The inconsistencies alone ravage any logic the anime might have been attempting to construct at the start, especially with regards to how magical abilities are activated and the rules restricting their use in the real world; because by the laws revealed in the first episode, almost every character we meet, including our hero, should either be dead or powerless due to the effects of ‘The Gift’.
+Could this truly be a Madhouse Studio production, one of the best animation studios around? Yes it is, because the animation does indeed avail that gloss and crisp expected from a fairly well financed series.
AND IT IS SO BLAND. There is literally no artistic quality anywhere in Mahou Sensou, with every character a mirror image of that typical anime design, which, I guess, perfectly matches their equally bland and generic characterizations.
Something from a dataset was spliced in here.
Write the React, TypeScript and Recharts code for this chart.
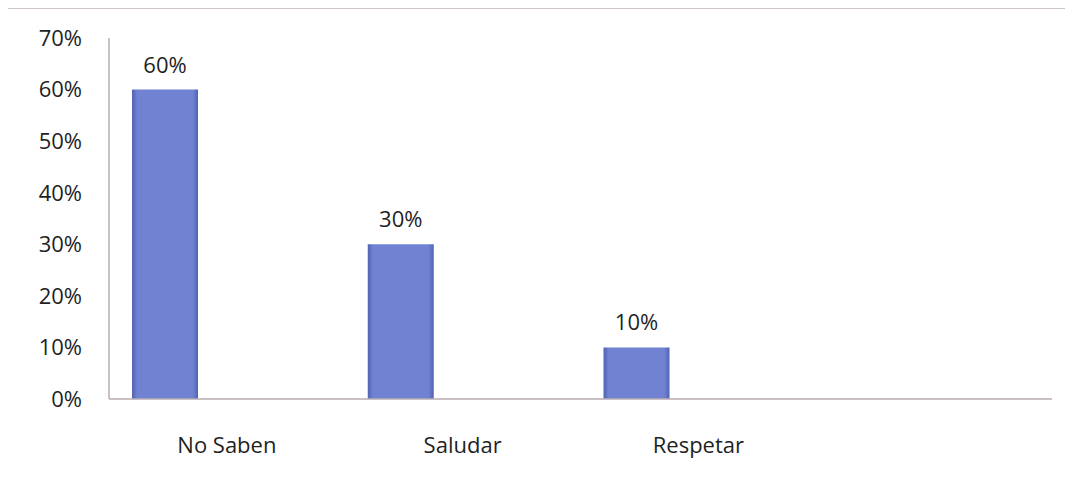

The shots, of the landscapes and the magical battles, where deathly boring. On a surprising note the voice actors where great, in fact way too good for this project which, along with the fairly decent music, I found surprising.
+VERDICT: I have watched bad anime, series that simply haven’t worked for me but within which, by placing my mind outside my own personal biases and interests, I have managed to locate slivers of quality from which another individual might have gained some level of entertainment.
I simply cannot imagine who the hell would actually enjoy watching Mahou Sensou. It’s not terrible per say. You simply won’t be watching anything substantial.
I couldn’t even complete the series, got as far as episode 8 and quit; and even then only because I forced myself to push through five episodes in one go. I have a system of watching anime, only ever tackling a maximum of three titles at a go.
Only because I wished to turn my attention to Wizard Barristers and thus chose to push through Magical warfare to basically make space on my roster did I make it so far, eventually coming to the realize how contrived and pretentious the anime truly was.
RATING: 3/10, I thought of throwing a 0/10 at the anime; but again, Mahou Sensou isn’t a terrible, or even bad anime. It is simply bland.